Source Deloitte Centre for Health Solutions

The research documents the critical features of the medical home which they have identified as forming the platform for guided self-care management. This can be useful in our discussions in terms of primary care model and managing chronic conditions.,

If you are interested in reading more about this you might like to follow the links below:

The American Academy of Pediatrics (AAP) introduced the medical home concept in 1967, referring to a central location for archiving a child’s medical record. In its 2002 policy statement, AAP expanded the concept to refer to primary care that emphasizes timely access to medical services, enhanced communication between patients and their health care team, coordination and continuity of care, and an intensive focus on quality and safety.

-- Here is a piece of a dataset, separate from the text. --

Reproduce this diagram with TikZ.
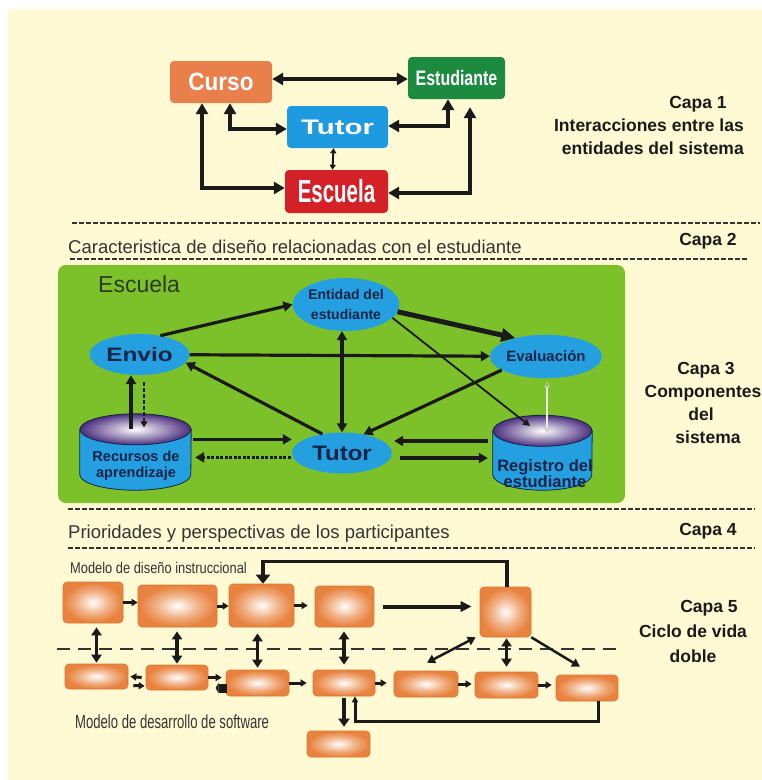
\documentclass[tikz,border=0pt]{standalone}
\usepackage{fontspec}
\setmainfont{Liberation Sans}
\newfontfamily\nbA[FakeStretch=0.9]{Liberation Sans}
\newfontfamily\nbE[FakeStretch=0.64]{Liberation Sans}
\newfontfamily\nbS[FakeStretch=0.76]{Liberation Sans}
\newfontfamily\nbW[FakeStretch=1.4]{Liberation Sans}
\newfontfamily\nbV[FakeStretch=1.14]{Liberation Sans}
\newfontfamily\nbU[FakeStretch=1.25]{Liberation Sans}
\newfontfamily\nrA[FakeStretch=0.83]{Liberation Sans}
\newfontfamily\nrB[FakeStretch=0.69]{Liberation Sans}
\usetikzlibrary{arrows.meta,shapes.geometric}
\newcommand\fz[1]{\fontsize{#1}{#1}\selectfont}
\definecolor{bgY}{HTML}{FFFAD4}
\definecolor{cOr}{HTML}{E9804C}
\definecolor{cGr}{HTML}{1C8A3F}
\definecolor{cBl}{HTML}{1E9BE0}
\definecolor{cRd}{HTML}{D42027}
\definecolor{lime}{HTML}{7DC12A}
\definecolor{ellB}{HTML}{24A0E0}
\definecolor{navy}{HTML}{132448}
\definecolor{boxO}{HTML}{E8833F}
\definecolor{boxE}{HTML}{D9752F}
\definecolor{purp}{HTML}{4B2F7E}
\definecolor{dk}{HTML}{1A1A1A}
\definecolor{dk2}{HTML}{333333}
\definecolor{escT}{HTML}{2B3B20}
\pgfdeclareradialshading{boxsh}{\pgfpoint{0bp}{0bp}}{color(0bp)=(white); color(3bp)=(white!85!boxO); color(14bp)=(boxO!65!white); color(24bp)=(boxO); color(50bp)=(boxO)}
% #1 node name, #2 x radius, #3 y radius
\newcommand\mycyl[3]{%
  \path[draw=navy, fill=ellB, line width=0.8pt] ([yshift=-#3pt]#1.north west) -- ([yshift=#3pt]#1.south west)
    arc[start angle=180, end angle=360, x radius=#2pt, y radius=#3pt] -- ([yshift=-#3pt]#1.north east) -- cycle;
  \shade[inner color=white, outer color=purp, draw=navy, line width=0.8pt] ([yshift=-#3pt]#1.north) ellipse [x radius=#2pt, y radius=#3pt];
}
\begin{document}
\begin{tikzpicture}[x=1pt,y=-1pt,
  l1box/.style={rounded corners=4pt, minimum height=42pt, inner sep=0pt, text=white},
  A1/.style={line width=3.8pt, draw=dk, >={Triangle[length=11pt,width=12pt]}},
  capa/.style={font=\bfseries\fz{17.5}, text=dk, inner sep=0pt, anchor=base},
  sect/.style={font=\fz{18.5}, text=dk2, inner sep=0pt, anchor=base west},
  sepline/.style={draw=dk2, line width=1.6pt, dash pattern=on 5pt off 2pt},
  ell/.style={ellipse, fill=ellB, inner sep=0pt, text=navy, align=center},
  a3/.style={line width=3.2pt, draw=dk, >={Triangle[length=9pt,width=10pt]}},
  ob/.style={rounded corners=4pt, inner sep=0pt, shading=boxsh, draw=boxE, line width=0.6pt},
  a5/.style={line width=3pt, draw=dk, >={Triangle[length=6pt,width=7pt]}},
  a5v/.style={line width=3.5pt, draw=dk, >={Triangle[length=8pt,width=10pt]}},
  a5d/.style={line width=2.5pt, draw=dk, >={Triangle[length=8pt,width=9pt]}}
]
\useasboundingbox (0,0) rectangle (762,780);
\fill[white] (0,0) rectangle (762,780);
\fill[bgY] (8,9) rectangle (762,780);

% ---------- Layer 1
\node[l1box, fill=cOr, minimum width=102pt] (cur) at (221,82) {\nbA\bfseries\fz{25}Curso};
\node[l1box, fill=cGr, minimum width=97pt] (est) at (456.5,78) {\nbS\bfseries\fz{21}Estudiante};
\node[l1box, fill=cBl, minimum width=101pt] (tu1) at (337.5,127) {\nbW\bfseries\fz{21}Tutor};
\node[l1box, fill=cRd, minimum width=103pt, minimum height=43pt] (esc) at (336.5,191.5) {\nbE\bfseries\fz{32}Escuela};

\draw[A1,<->] ([yshift=3pt]cur.east) -- ([yshift=-1pt]est.west);
\draw[A1,<->] ([xshift=-19pt]cur.south) |- ([yshift=3.5pt]esc.west);
\draw[A1,<->] ([xshift=9pt]cur.south) |- ([yshift=-2pt]tu1.west);
\draw[A1,<->] ([xshift=-8.5pt]est.south) |- ([yshift=1pt]tu1.east);
\draw[A1,<->] ([xshift=13.5pt,yshift=-8pt]est.south) |- ([yshift=-1.5pt]esc.east);
\draw[line width=2pt, draw=dk, >={Triangle[length=5pt,width=6pt]}, <->] ([xshift=-4pt]tu1.south) -- ([xshift=-4pt]esc.north);

\node[capa] (c1a) at (698,108) {Capa 1};
\node[capa, anchor=base east] (c1b) at (744,131) {Interacciones entre las};
\node[capa, anchor=base east] (c1c) at (744,154) {entidades del sistema};

% ---------- separators and section titles
\draw[sepline] (72,223) -- (760,223);
\node[sect] (t2) at (68,253) {Caracteristica de diseño relacionadas con el estudiante};
\node[capa] (c2) at (708,245) {Capa 2};
\draw[sepline] (70,259) -- (748,259);

\fill[lime, rounded corners=8pt] (58,265) rectangle (625,503);

\draw[sepline] (68,509) -- (755,509);
\node[sect] (t4) at (68,538) {Prioridades y perspectivas de los participantes};
\node[capa] (c4) at (708,535) {Capa 4};
\draw[sepline] (68,548) -- (755,548);

\node[capa] (c3a) at (706,374) {Capa 3};
\node[capa] (c3b) at (703,397) {Componentes};
\node[capa] (c3c) at (701,420) {del};
\node[capa] (c3d) at (708,443) {sistema};

\node[capa] (c5a) at (709,612) {Capa 5};
\node[capa] (c5b) at (693,637) {Ciclo de vida};
\node[capa] (c5c) at (693,662) {doble};

% ---------- Layer 3
\node[anchor=base west, inner sep=0pt, font=\fz{23}, text=escT] (escL) at (98,292) {Escuela};

\node[ell, minimum width=104pt, minimum height=53pt, font=\bfseries\fontsize{14}{20.5}\selectfont] (ent) at (346,304.5) {Entidad del\\estudiante};
\node[ell, minimum width=100pt, minimum height=41pt, font=\nbU\bfseries\fz{19.5}] (env) at (139.5,354.5) {Envio};
\node[ell, minimum width=100pt, minimum height=43.5pt, font=\bfseries\fz{15}] (eva) at (546,356.5) {Evaluación};
\node[ell, minimum width=100pt, minimum height=41pt, font=\nbV\bfseries\fz{21}] (tut) at (342,453) {Tutor};

\node[inner sep=0pt, minimum width=111pt, minimum height=76pt] (rec) at (135.5,452) {};
\node[inner sep=0pt, minimum width=99pt, minimum height=74.5pt] (reg) at (542.5,452.75) {};
\mycyl{rec}{55.5}{15.5}
\mycyl{reg}{49.5}{15.5}
\node[font=\bfseries\fontsize{14.5}{15.5}\selectfont, text=navy, align=center, inner sep=0pt, anchor=base] (rect) at (136,461.5) {Recursos de};
\node[font=\bfseries\fontsize{14.5}{15.5}\selectfont, text=navy, inner sep=0pt, anchor=base] (rect2) at (136,477) {aprendizaje};
\node[font=\bfseries\fz{16.5}, text=navy, inner sep=0pt, anchor=base] (regt) at (545,471) {Registro del};
\node[font=\bfseries\fz{16.5}, text=navy, inner sep=0pt, anchor=base] (regt2) at (545,487) {estudiante};

\draw[a3,->] (env.42) -- (ent.180);
\draw[a3, line width=5pt, ->, >={Triangle[length=14pt,width=13pt]}] (ent.-8) -- (eva.149);
\draw[a3,->] (env) -- (eva);
\draw[a3,->] (tut.136) -- (env.-10);
\draw[a3,<->] (tut.north) -- (tut.north |- ent.south);
\draw[a3,->] (eva.197) -- (tut.41);
\draw[line width=1.8pt, draw=dk, >={Triangle[length=7pt,width=7pt]}, ->] (ent.-16) -- ([shift={(-12.5,-26.75)}]reg.center);
\draw[a3, line width=4.5pt, ->] ([shift={(-4.5,15)}]rec.north) -- ([shift={(-8.5,0)}]env.south);
\draw[line width=1.6pt, draw=dk, dash pattern=on 4pt off 2pt, >={Triangle[length=6pt,width=7pt]}, ->] ([shift={(4.5,6.7)}]env.south) -- ([shift={(8.5,13.5)}]rec.north);
\draw[a3,->] ([shift={(2,-12.6)}]rec.east) -- ([shift={(0,-13.6)}]tut.west);
\draw[a3, dash pattern=on 3pt off 1.5pt, ->] ([shift={(-1,4.4)}]tut.west) -- ([shift={(4,5.4)}]rec.east);
\draw[a3,->] ([shift={(-5,-11.75)}]reg.west) -- ([shift={(2,-12)}]tut.east);
\draw[a3, line width=4.5pt, ->] ([shift={(8,5)}]tut.east) -- ([shift={(-5,5.25)}]reg.west);
\draw[draw=gray!45, line width=0.7pt, double=white!85!gray, double distance=1.4pt, >={Triangle[open,length=5pt,width=6pt]}, <->] ([shift={(1,3.5)}]eva.south) -- ([shift={(4.5,-20)}]reg.center);

% ---------- Layer 5
\draw[draw=dk2, line width=1.8pt, dash pattern=on 13pt off 8pt] (57,649) -- (620,649);
\node[anchor=base west, inner sep=0pt, font=\nrA\fz{15.5}, text=dk2] (m1) at (70,573) {Modelo de diseño instruccional};
\node[anchor=base west, inner sep=0pt, font=\nrB\fz{19}, text=dk2] (m2) at (75,728) {Modelo de desarrollo de software};

\node[ob, minimum width=60pt, minimum height=41pt] (b1) at (93,602.5) {};
\node[ob, minimum width=79pt, minimum height=42pt] (b2) at (177.5,606) {};
\node[ob, minimum width=65pt, minimum height=43pt] (b3) at (261.5,605.5) {};
\node[ob, minimum width=59pt, minimum height=41pt] (b4) at (344.5,606.5) {};
\node[ob, minimum width=51pt, minimum height=50pt] (b5) at (505.5,612) {};
\node[ob, minimum width=63pt, minimum height=25pt] (c1) at (96.5,676.5) {};
\node[ob, minimum width=62pt, minimum height=25pt] (c2) at (177,677.5) {};
\node[ob, minimum width=63pt, minimum height=26pt] (c3) at (257.5,683) {};
\node[ob, minimum width=62pt, minimum height=26pt] (c4) at (344,683) {};
\node[ob, minimum width=64pt, minimum height=26pt] (c5) at (426,684) {};
\node[ob, minimum width=63pt, minimum height=26pt] (c6) at (506.5,685) {};
\node[ob, minimum width=62pt, minimum height=26pt] (c7) at (587,688) {};
\node[ob, minimum width=63pt, minimum height=26pt] (c8) at (338.5,744) {};

\draw[a5,->] (b1.east) -- (b1.east -| b2.west);
\draw[a5,->] (b2.east) -- (b2.east -| b3.west);
\draw[a5,->, shorten >=7pt] (b3.east) -- (b3.east -| b4.west);
\draw[a5, line width=4pt, ->, >={Triangle[length=11pt,width=10pt]}, shorten <=9pt, shorten >=8pt] (b4.east) -- (b4.east -| b5.west);
\draw[a5, line width=3.5pt, ->, >={Triangle[length=9pt,width=14pt]}] ([xshift=1.5pt]b5.north) -- ++(0,-25) -| ([xshift=1.5pt]b3.north);

\draw[a5v,<->, shorten <=4pt, shorten >=1pt] (c1.north |- b1.south) -- (c1.north);
\draw[a5v,<->, shorten <=4pt, shorten >=1pt] (c2.north |- b2.south) -- (c2.north);
\draw[a5v,<->, shorten <=6pt, shorten >=2pt] (c3.north |- b3.south) -- (c3.north);
\draw[a5v,<->, shorten <=4pt, shorten >=5pt] (c4.north |- b4.south) -- (c4.north);
\draw[a5v,<->, shorten <=1pt, shorten >=5pt] (c6.north |- b5.south) -- (c6.north);
\draw[a5d,<->] ([xshift=-4pt]b5.south west) -- ([shift={(1,-8)}]c5.north);
\draw[a5d,->] (b5.south east) -- ([shift={(-7,-8)}]c7.north);

\draw[a5,->] ([xshift=-4pt]c2.west) -- ([xshift=2pt]c1.east);
\draw[a5,->] ([shift={(5,9)}]c1.east) -- ([shift={(-1,8.5)}]c2.west);
\draw[a5,->, shorten >=4pt] (c2.east) -- (c2.east -| c3.west);
\draw[line width=9pt, draw=dk, -{Triangle[length=3pt,width=11pt]}] ([shift={(1,5)}]c3.west) -- ([shift={(-10,5)}]c3.west);
\draw[a5,->, shorten >=6pt] (c3.east) -- (c3.east -| c4.west);
\draw[a5,->, shorten >=7pt] (c4.east) -- (c4.east -| c5.west);
\draw[a5,->, shorten >=3pt] (c5.east) -- (c5.east -| c6.west);
\draw[a5,->, shorten >=4pt] (c6.east) -- (c6.east -| c7.west);
\draw[a5, line width=4pt, ->, >={Triangle[length=8pt,width=11pt]}, shorten <=2pt, shorten >=4pt] (c4.south) -- (c4.south |- c8.north);
\draw[a5, ->, >={Triangle[length=6pt,width=6pt]}] ([xshift=11pt]c7.south) -- ++(0,20) -| ([xshift=11pt]c4.south);
\end{tikzpicture}
\end{document}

In 2007, a set of seven principles describing the characteristics of a practice-based care model was issued by four physician membership organizations representing over 300,000 physicians. The authoring organizations are: the American Academy of Family Physicians, the American College of Physicians, the American Osteopathic Association, and AAP. The clinicians represented by these organizations provide the majority of primary care in the United States.

Source ICIC

“Disease Management and the Medical Home Model: Competing and Complimentary” — has been published in the peer reviewed journal of Disease Management and Health Outcomes. The author has arranged with the publisher to make copies available through his website.

It seems that there are more challenges to moving to this model that solutions at this stage. There are issues around the start up costs for clinicians and services, including IT infrastructure as well as training for clinicians.